- Court: High Court of Justice
- Citation: [1902] 2 Ch 401

Court membership
- Judge sitting: Swinfen Eady J

Keywords
- company, directors' duties

= Percival v Wright =

UK company law case concerning directors' duties

Percival v Wright [1902] 2 Ch 401 is a UK company law case concerning directors' duties, holding that directors only owe duties of loyalty to the company, and not to individual shareholders. This is now codified in the United Kingdom's Companies Act 2006, section 170.

==Facts==
Shareholders in Nixon's Navigation Co. wanted to sell their shares, and requested that the company's secretary find purchasers. Some directors of the company purchased the shares at £12.10s per share, which price was based upon independent valuation. After the sale, the shareholders discovered that before and during the negotiations for that sale, the board of directors had been involved in other negotiations to sell the entire company, which would have made those shares substantially more valuable had they come to fruition. The plaintiff sued, claiming breach of fiduciary duty, in that the shareholders should have been told of these negotiations.

==Judgment==
Swinfen Eady J held the directors owed duties to the company and not shareholders individually.

It was strenuously urged that, though incorporation affected the relations of the shareholders to the external world, the company thereby becoming a distinct entity, the position of the shareholders inter se was not affected, and was the same as that of partners or shareholders in an unincorporated company.

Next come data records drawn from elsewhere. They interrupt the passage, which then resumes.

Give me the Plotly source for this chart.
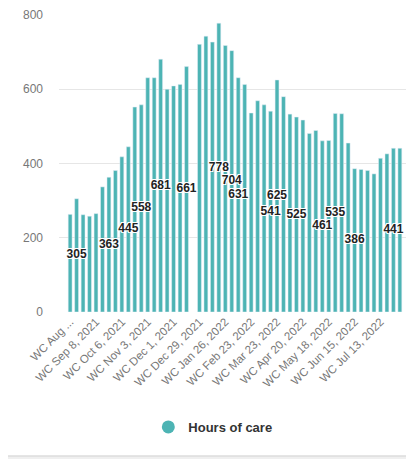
import pandas as pd
import plotly.graph_objects as go

# Categories: weekly "WC" (week commencing) labels
week_starts = pd.date_range("2021-08-11", periods=52, freq="7D")
weeks = [f"WC {d.strftime('%b')} {d.day}, {d.year}" for d in week_starts]

# Hours of care per week (None = no data for that week)
hours = [263, 305, 262, 258, 265, 337, 363, 381, 418, 445,
         552, 558, 631, 631, 681, 600, 609, 613, 661, None,
         721, 743, 727, 778, 718, 704, 631, 613, 536, 569,
         558, 541, 625, 580, 533, 525, 517, 481, 489, 461,
         462, 535, 534, 455, 386, 384, 381, 372, 414, 426,
         441, 441]

# Weeks whose value label is shown
labelled_idx = [1, 6, 9, 11, 14, 18, 23, 25, 26, 31, 32, 35, 39, 41, 44, 50]

# Axis ticks
tick_idx = list(range(0, 52, 4))
tick_text = ["WC Aug ..."] + [weeks[i] for i in tick_idx[1:]]
y_ticks = [0, 200, 400, 600, 800]

teal = "#4DB4B4"

fig = go.Figure()
fig.add_trace(go.Bar(
    x=weeks, y=hours, marker_color=teal, showlegend=False,
    hoverinfo="x+y",
))
fig.add_trace(go.Scatter(
    x=[weeks[i] for i in labelled_idx],
    y=[hours[i] / 2 for i in labelled_idx],
    text=[str(hours[i]) for i in labelled_idx],
    mode="text", showlegend=False, hoverinfo="skip", cliponaxis=False,
    textfont=dict(size=12, color="#222222", family="Liberation Sans, Arial",
                  weight="bold",
                  shadow="-1px -1px 0 #fff, 1px -1px 0 #fff, -1px 1px 0 #fff, 1px 1px 0 #fff"),
))
fig.add_trace(go.Scatter(
    x=[None], y=[None], mode="markers", name="Hours of care",
    marker=dict(color=teal, size=13, symbol="circle"),
))

# The page body adds an 8px margin, so the figure is sized to fit the window.
fig.update_layout(
    width=406, height=451,
    margin=dict(l=51, r=3, t=7, b=147, autoexpand=False),
    paper_bgcolor="#efefef", plot_bgcolor="white",
    font=dict(family="Liberation Sans, Arial", color="#666666"),
    bargap=0.4,
    showlegend=True,
    legend=dict(orientation="h", x=0.437, xanchor="center", y=-0.387, yanchor="middle",
                font=dict(size=13, color="#333333", weight="bold"),
                bgcolor="rgba(0,0,0,0)", itemwidth=30),
    shapes=[dict(type="rect", xref="paper", yref="paper",
                 x0=-0.156, x1=1.003, y0=-0.485, y1=1.044,
                 fillcolor="white", line=dict(color="#dddddd", width=1.5),
                 layer="below")],
)
fig.update_xaxes(
    type="category", tickmode="array", tickvals=[weeks[i] for i in tick_idx],
    ticktext=tick_text, tickangle=-45, tickfont=dict(size=11.5, color="#777777"),
    showgrid=False, showline=False, ticks="", automargin=False,
)
fig.update_yaxes(
    range=[0, 800], tickvals=y_ticks, tickfont=dict(size=12, color="#777777"),
    gridcolor="#e6e6e6", zeroline=False, ticklabelstandoff=15, automargin=False,
)

fig.write_html("out.html")
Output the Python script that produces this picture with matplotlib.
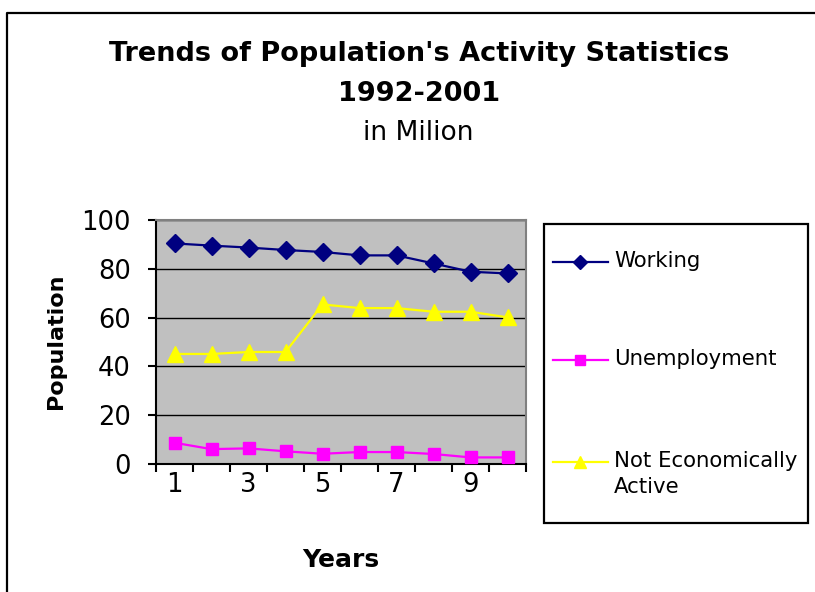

I am unable to adopt that view...

There is no question of unfair dealing in this case. The directors did not approach the shareholders with the view of obtaining their shares. The shareholders approached the directors, and named the price at which they were desirous of selling. The plaintiffs’ case wholly fails, and must be dismissed with costs.

==Significance==

Percival v Wright is still considered to be good law, and was followed by the House of Lords in .

However, it has been distinguished in at least two subsequent cases. In Coleman v Myers [1977] 2 NZLR 225 and Peskin v Anderson [2001] BCLC 372 the court described this as being the general rule, but one which may be subject to exceptions where the circumstances are such that a director may owe a greater duty to an individual shareholder, such as when that shareholder is known to be relying upon the director for guidance, or where the shareholder is a vulnerable person.